▶ WHAT IS EXPECTED
Reproduce from the records below, with no pictures, exactly the lines between the one containing "Recreate this image" and the one containing "radius=288.5pt, y radius=75.5pt];", inclusive.

Begin

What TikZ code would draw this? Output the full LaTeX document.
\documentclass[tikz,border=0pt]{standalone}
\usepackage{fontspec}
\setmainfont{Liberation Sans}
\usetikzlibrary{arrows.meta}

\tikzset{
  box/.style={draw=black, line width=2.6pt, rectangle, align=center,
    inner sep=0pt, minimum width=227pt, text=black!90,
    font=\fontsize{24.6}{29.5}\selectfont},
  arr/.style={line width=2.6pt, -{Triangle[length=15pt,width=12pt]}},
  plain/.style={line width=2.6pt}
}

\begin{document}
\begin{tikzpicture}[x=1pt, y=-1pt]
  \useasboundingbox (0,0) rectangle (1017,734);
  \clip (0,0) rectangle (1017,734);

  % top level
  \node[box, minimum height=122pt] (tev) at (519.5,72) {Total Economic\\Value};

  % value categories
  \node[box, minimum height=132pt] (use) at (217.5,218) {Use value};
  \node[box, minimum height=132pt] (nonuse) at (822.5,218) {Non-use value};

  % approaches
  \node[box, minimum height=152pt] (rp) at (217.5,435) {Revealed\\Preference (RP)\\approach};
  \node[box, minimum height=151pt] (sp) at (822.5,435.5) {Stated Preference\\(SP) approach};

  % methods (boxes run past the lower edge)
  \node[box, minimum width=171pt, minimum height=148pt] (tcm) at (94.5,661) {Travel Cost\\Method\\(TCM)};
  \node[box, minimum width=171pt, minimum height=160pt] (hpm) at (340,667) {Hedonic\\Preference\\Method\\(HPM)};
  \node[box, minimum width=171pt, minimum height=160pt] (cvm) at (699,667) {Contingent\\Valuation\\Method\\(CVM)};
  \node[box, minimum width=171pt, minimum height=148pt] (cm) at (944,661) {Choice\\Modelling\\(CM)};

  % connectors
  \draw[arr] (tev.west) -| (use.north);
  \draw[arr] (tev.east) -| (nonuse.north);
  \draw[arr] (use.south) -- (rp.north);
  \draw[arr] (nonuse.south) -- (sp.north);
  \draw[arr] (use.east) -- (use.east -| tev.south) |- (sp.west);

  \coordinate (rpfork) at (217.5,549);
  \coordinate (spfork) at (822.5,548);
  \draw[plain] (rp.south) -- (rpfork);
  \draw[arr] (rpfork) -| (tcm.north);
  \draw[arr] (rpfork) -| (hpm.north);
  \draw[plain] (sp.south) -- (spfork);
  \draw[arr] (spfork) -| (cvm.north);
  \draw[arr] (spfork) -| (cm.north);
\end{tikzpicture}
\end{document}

End
Begin

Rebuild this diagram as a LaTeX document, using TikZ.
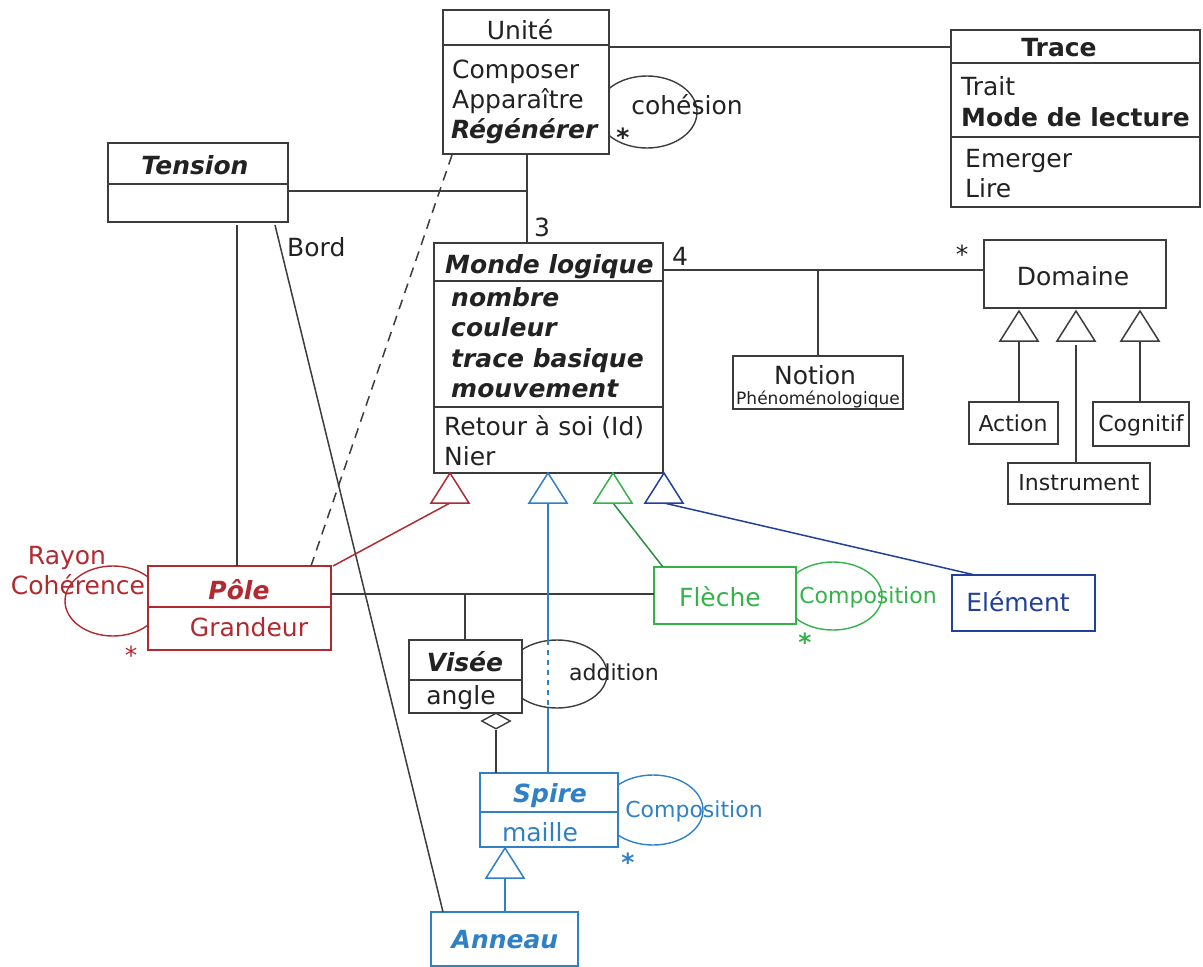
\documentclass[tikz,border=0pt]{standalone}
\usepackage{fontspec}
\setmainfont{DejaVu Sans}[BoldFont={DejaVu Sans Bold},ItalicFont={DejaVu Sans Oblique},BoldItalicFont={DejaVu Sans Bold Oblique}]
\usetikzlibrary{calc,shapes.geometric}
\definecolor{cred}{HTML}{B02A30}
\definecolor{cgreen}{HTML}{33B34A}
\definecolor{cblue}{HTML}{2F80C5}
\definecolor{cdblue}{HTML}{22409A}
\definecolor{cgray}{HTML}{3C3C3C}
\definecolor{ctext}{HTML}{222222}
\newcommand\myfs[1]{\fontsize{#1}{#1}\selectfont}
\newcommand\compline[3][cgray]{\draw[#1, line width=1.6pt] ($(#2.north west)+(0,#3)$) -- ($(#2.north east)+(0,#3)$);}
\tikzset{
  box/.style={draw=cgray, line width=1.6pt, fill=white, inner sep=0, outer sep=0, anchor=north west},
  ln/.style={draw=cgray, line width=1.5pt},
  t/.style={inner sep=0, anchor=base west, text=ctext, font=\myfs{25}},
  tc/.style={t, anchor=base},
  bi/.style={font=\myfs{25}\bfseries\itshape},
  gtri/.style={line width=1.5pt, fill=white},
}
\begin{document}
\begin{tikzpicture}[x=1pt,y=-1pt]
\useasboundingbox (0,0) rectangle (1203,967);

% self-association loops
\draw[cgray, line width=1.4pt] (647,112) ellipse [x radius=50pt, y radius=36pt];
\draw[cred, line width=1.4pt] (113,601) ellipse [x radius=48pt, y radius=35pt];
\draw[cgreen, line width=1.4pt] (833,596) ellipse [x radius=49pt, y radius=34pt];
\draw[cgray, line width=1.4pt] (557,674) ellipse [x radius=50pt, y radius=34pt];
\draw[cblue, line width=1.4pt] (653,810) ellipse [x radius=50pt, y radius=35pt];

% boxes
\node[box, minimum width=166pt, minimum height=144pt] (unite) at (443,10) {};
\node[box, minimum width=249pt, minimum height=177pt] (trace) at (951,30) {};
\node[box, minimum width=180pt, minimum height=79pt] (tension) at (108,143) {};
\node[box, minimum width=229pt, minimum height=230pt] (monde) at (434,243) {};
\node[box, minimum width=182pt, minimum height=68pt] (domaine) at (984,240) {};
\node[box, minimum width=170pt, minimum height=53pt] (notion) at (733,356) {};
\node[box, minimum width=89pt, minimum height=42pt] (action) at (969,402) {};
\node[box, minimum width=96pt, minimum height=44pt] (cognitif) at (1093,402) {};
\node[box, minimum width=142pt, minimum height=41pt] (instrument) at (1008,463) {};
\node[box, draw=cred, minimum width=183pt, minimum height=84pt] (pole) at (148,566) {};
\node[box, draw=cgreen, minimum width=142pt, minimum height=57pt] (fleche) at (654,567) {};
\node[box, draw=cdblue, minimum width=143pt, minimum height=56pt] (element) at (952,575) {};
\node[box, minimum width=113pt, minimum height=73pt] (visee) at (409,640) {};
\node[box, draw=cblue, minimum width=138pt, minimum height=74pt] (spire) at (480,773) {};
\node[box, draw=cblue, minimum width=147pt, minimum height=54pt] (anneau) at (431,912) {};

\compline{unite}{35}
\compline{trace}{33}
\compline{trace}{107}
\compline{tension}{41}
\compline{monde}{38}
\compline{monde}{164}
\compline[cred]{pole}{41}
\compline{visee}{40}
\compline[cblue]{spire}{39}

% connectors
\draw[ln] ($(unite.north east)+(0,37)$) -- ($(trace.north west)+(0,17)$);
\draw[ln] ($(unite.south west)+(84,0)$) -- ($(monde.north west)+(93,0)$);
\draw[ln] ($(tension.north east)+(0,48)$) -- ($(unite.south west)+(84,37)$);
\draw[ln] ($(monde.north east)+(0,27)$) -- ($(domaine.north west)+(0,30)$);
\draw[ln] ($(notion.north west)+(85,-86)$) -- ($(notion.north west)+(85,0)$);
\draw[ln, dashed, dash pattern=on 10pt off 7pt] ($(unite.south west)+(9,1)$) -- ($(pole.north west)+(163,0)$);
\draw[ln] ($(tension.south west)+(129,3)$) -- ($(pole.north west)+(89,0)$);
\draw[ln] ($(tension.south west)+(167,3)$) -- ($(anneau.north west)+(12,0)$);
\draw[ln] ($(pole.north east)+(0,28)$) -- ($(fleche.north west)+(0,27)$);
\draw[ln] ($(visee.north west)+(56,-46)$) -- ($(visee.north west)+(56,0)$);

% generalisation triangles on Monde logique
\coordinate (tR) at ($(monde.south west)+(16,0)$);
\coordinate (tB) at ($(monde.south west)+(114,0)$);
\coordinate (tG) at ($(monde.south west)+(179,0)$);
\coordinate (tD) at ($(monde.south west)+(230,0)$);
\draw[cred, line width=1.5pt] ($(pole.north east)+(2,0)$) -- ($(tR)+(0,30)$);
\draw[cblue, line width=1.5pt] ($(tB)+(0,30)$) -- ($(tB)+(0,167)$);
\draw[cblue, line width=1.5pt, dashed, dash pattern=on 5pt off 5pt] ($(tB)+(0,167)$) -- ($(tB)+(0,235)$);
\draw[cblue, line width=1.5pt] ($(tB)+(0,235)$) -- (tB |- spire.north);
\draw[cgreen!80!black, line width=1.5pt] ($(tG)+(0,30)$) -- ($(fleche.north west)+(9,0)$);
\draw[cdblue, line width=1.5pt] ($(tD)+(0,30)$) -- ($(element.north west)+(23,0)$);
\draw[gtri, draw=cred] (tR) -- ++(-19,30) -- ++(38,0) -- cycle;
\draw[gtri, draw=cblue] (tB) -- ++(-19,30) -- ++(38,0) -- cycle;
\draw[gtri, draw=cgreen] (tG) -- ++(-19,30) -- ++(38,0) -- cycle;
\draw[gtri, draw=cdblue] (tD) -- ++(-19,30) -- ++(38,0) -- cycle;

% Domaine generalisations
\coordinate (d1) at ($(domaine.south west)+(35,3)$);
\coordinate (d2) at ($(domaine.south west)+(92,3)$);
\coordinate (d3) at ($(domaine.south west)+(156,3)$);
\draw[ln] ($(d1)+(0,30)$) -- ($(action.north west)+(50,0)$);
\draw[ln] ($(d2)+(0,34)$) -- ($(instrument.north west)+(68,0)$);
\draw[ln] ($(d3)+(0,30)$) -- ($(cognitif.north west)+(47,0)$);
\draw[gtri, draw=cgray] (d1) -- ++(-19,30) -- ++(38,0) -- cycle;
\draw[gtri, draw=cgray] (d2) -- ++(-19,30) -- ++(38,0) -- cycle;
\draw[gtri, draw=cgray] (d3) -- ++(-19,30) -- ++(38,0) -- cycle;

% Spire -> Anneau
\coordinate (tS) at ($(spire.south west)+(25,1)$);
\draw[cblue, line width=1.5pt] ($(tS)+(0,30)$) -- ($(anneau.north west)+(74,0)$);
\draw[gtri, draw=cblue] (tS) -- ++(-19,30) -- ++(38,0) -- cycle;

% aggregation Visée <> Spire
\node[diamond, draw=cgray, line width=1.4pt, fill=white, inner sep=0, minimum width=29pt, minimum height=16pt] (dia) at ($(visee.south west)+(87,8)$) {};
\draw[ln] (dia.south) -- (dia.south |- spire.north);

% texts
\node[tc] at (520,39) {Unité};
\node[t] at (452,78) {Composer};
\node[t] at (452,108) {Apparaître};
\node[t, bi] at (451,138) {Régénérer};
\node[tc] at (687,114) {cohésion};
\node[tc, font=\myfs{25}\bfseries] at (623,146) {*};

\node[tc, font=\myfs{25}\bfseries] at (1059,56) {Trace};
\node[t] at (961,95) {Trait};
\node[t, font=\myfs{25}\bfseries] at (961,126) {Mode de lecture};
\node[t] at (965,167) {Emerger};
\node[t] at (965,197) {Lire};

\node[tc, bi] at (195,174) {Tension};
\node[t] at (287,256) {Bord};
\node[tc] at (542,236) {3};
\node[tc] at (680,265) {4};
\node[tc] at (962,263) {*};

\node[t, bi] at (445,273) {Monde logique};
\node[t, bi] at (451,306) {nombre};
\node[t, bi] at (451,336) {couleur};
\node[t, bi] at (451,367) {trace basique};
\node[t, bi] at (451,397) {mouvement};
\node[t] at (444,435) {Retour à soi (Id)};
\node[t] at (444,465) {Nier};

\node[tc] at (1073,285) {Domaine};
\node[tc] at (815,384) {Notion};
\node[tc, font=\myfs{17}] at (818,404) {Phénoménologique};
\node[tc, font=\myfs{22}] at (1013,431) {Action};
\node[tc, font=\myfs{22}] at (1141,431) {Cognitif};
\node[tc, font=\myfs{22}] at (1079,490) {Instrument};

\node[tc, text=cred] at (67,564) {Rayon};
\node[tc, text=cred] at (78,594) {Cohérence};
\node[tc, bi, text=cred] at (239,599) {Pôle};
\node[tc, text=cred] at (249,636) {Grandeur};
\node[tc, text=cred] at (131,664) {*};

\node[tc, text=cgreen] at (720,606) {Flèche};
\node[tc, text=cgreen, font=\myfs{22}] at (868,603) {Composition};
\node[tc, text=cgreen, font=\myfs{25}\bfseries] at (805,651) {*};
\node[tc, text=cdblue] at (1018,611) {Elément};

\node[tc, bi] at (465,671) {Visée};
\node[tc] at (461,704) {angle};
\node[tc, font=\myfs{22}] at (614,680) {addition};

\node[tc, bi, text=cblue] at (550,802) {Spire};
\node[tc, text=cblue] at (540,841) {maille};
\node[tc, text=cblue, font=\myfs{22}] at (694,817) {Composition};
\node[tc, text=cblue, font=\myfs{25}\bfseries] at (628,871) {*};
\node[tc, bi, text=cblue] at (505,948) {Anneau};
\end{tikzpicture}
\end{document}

End
Begin

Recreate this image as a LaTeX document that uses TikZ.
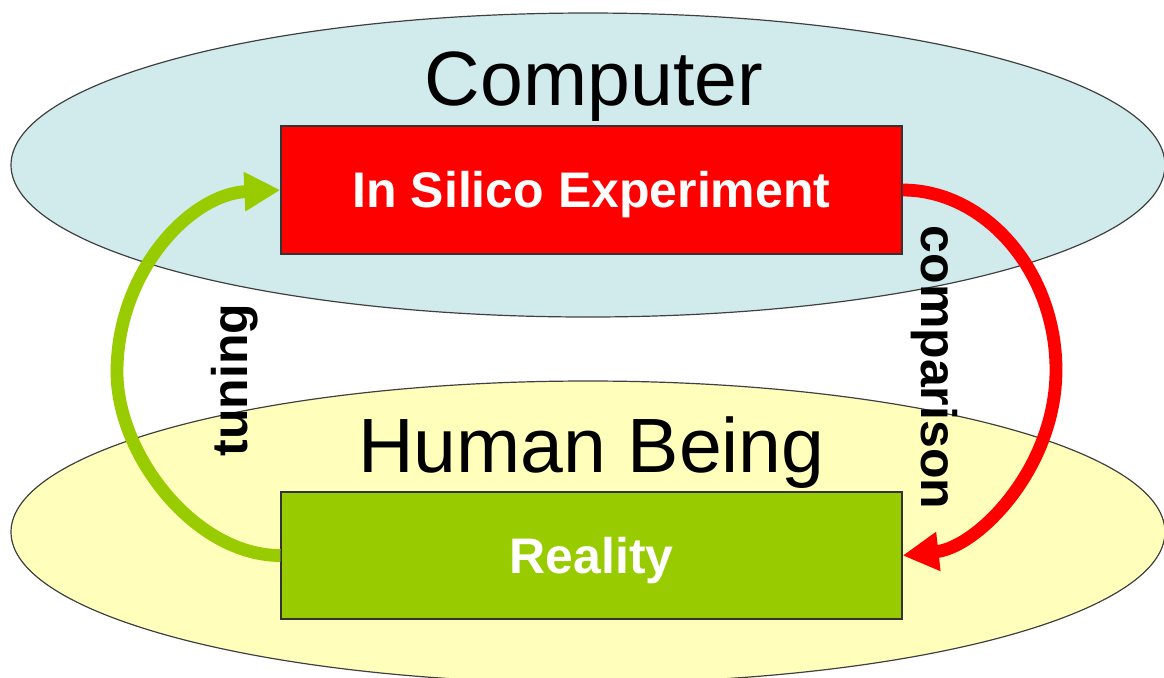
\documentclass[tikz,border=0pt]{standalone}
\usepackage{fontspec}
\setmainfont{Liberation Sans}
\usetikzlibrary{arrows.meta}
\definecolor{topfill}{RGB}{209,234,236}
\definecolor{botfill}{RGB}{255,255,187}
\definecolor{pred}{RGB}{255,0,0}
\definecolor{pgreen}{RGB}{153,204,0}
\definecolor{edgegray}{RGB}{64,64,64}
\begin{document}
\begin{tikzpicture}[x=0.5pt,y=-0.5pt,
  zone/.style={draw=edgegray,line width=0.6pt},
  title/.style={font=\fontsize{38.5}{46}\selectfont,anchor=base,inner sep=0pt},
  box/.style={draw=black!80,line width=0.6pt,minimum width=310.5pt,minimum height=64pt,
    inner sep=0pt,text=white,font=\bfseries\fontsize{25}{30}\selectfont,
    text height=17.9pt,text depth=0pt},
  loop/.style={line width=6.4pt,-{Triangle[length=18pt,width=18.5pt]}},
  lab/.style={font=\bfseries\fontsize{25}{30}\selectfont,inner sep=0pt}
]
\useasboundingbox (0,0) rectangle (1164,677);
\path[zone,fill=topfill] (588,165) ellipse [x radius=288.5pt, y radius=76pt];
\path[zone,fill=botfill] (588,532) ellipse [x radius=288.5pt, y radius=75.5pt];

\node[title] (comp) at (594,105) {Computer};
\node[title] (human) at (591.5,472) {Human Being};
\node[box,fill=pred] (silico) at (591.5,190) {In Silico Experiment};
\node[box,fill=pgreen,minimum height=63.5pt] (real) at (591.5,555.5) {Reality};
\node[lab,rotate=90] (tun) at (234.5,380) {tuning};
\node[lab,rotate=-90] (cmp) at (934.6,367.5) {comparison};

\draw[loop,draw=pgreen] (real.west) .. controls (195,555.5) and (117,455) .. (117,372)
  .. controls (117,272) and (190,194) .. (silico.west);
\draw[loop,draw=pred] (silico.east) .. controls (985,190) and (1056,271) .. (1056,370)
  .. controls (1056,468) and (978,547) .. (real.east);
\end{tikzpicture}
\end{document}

End

▶ EXERCISE RESPONSE
Recreate this image as a LaTeX document that uses TikZ.
\documentclass[tikz,border=0pt]{standalone}
\usepackage{fontspec}
\setmainfont{Liberation Sans}
\usetikzlibrary{arrows.meta}
\definecolor{topfill}{RGB}{209,234,236}
\definecolor{botfill}{RGB}{255,255,187}
\definecolor{pred}{RGB}{255,0,0}
\definecolor{pgreen}{RGB}{153,204,0}
\definecolor{edgegray}{RGB}{64,64,64}
\begin{document}
\begin{tikzpicture}[x=0.5pt,y=-0.5pt,
  zone/.style={draw=edgegray,line width=0.6pt},
  title/.style={font=\fontsize{38.5}{46}\selectfont,anchor=base,inner sep=0pt},
  box/.style={draw=black!80,line width=0.6pt,minimum width=310.5pt,minimum height=64pt,
    inner sep=0pt,text=white,font=\bfseries\fontsize{25}{30}\selectfont,
    text height=17.9pt,text depth=0pt},
  loop/.style={line width=6.4pt,-{Triangle[length=18pt,width=18.5pt]}},
  lab/.style={font=\bfseries\fontsize{25}{30}\selectfont,inner sep=0pt}
]
\useasboundingbox (0,0) rectangle (1164,677);
\path[zone,fill=topfill] (588,165) ellipse [x radius=288.5pt, y radius=76pt];
\path[zone,fill=botfill] (588,532) ellipse [x radius=288.5pt, y radius=75.5pt];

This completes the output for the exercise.